Moreover, Long Fire was informed that a removal permit is required to transport lithium ore from the mining claims to Kohero Mine.
Xinfeng Omaruru and the ministry have been engaged in a legal battle centred on mining licence 243, which the ministry initially issued to Xinfeng on 6 September 2022.
The licence was revoked on 29 April, with an instruction for Xinfeng Omaruru to cease all mining operations, leave the mining site, and return the licence by 31 May.
However, soon thereafter, Xinfeng was granted temporary relief by the Windhoek High Court after mines and energy minister Tom Alweendo revoked the company’s lithium mining licence.
The court ruled that the minister lacked the authority to withdraw the mining licence. Although Xinfeng’s legal challenge proved successful, the company has not been authorised to export lithium after a Cabinet directive.
In October, Attorney General (AG) Festus Mbandeka advised the mining commissioner to grant Xinfeng permission to export at least 55 000 MT of lithium ore for “testing purposes”.
The AG made this recommendation after reviewing the court judgement between the ministry and Xinfeng.
“During our consultations, we were informed that the company (Xinfeng) is prepared to provide a new technical report and a new wor plan in full compliance with the applicable provisions of the Act,” Mbandeka said in a letter seen by New Era. He also advised the ministry to consider a provisional withdrawal of a counter-application against Xinfeng for six months while the new technical report and new workplan are being prepared and submitted.

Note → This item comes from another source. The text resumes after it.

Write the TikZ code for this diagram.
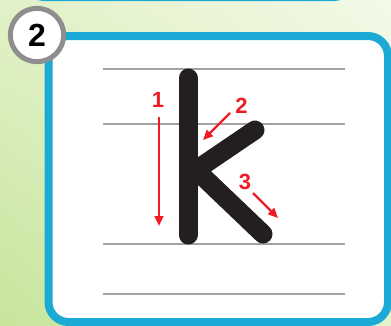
\documentclass[tikz,border=0pt]{standalone}
\usepackage{fontspec}
\setmainfont{Liberation Sans}
\usetikzlibrary{arrows.meta, positioning, shadings}
\definecolor{rahmen}{HTML}{1BA9D6}
\definecolor{linie}{HTML}{A2A2A2}
\definecolor{strich}{HTML}{231F20}
\definecolor{pfeil}{HTML}{EE1C25}
\definecolor{ring}{HTML}{8E8E8E}
\definecolor{gruenA}{HTML}{C6E59C}
\definecolor{gruenB}{HTML}{E2F1C8}
\definecolor{gruenC}{HTML}{F3F9E7}
\definecolor{gruenD}{HTML}{E4F2CC}

\begin{document}
\begin{tikzpicture}[x=0.75pt, y=-0.75pt,
    zeile/.style={linie, line width=1.5pt},
    buchstabe/.style={strich, line width=14.25pt, line cap=round, line join=round},
    richtung/.style={pfeil, line width=1.7pt, -{Triangle[length=7.5pt,width=6.5pt]}},
    ziffer/.style={pfeil, inner sep=0pt, font=\bfseries\fontsize{16.5}{16.5}\selectfont}]
      \useasboundingbox (0,0) rectangle (391,325);

      % --- Hintergrund ---
      \shade[lower left=gruenA, upper left=gruenB, upper right=gruenC, lower right=gruenD]
        (0,0) rectangle (391,325);

      % Rand der vorigen Karte
      \draw[rahmen, line width=6pt, rounded corners=12pt]
        (28,-40) -- (28,-3) -- (350,-3) -- (350,-40);

      % Karte
      \draw[rahmen, line width=6pt, fill=white, rounded corners=15pt]
        (48.5,36) rectangle (388,322);

      % Schreiblinien
      \foreach \y in {69,124,244,294}
        \draw[zeile] (103,\y) -- (345,\y);

      % --- Buchstabe k ---
      \coordinate (kOben) at (188,78);
      \coordinate (kUnten) at (188,235);
      \coordinate (armOben) at (255,130);
      \coordinate (knick) at (196,170);
      \coordinate (armUnten) at (263,234);
      \draw[buchstabe] (kOben) -- (kUnten);
      \draw[buchstabe] (armOben) -- (knick) -- (armUnten);

      % --- Strichfolge ---
      \node[ziffer] (z1) at (158,100) {1};
      \node[ziffer] (z2) at (241.5,105.5) {2};
      \node[ziffer] (z3) at (245,182) {3};
      \coordinate (p1a) at (159,117);
      \coordinate (p1b) at (159,226);
      \coordinate (p2a) at (230,113);
      \coordinate (p2b) at (203,140);
      \coordinate (p3a) at (253,193);
      \coordinate (p3b) at (278,218);
      \draw[richtung] (p1a) -- (p1b);
      \draw[richtung] (p2a) -- (p2b);
      \draw[richtung] (p3a) -- (p3b);

      % Nummer
      \node[circle, draw=ring, line width=3.75pt, fill=white, minimum size=40pt,
        inner sep=0pt, font=\bfseries\fontsize{24}{24}\selectfont]
        (nummer) at (37,35) {\raisebox{-2pt}{2}};
\end{tikzpicture}
\end{document}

“Should the company fail to prepare and submit such report and workplan within six months, the counter-application may be placed back on the High Court roll for adjudication. In light of the above, I wish to, therefore, propose a face-to-face meeting in the near future between our two offices, together with our key technical officials, to discuss this matter further and explore various options available,” the AG’s letter reads.
Caption: Back-and-forth… The lithium ore currently at the port destined for China for testing purposes.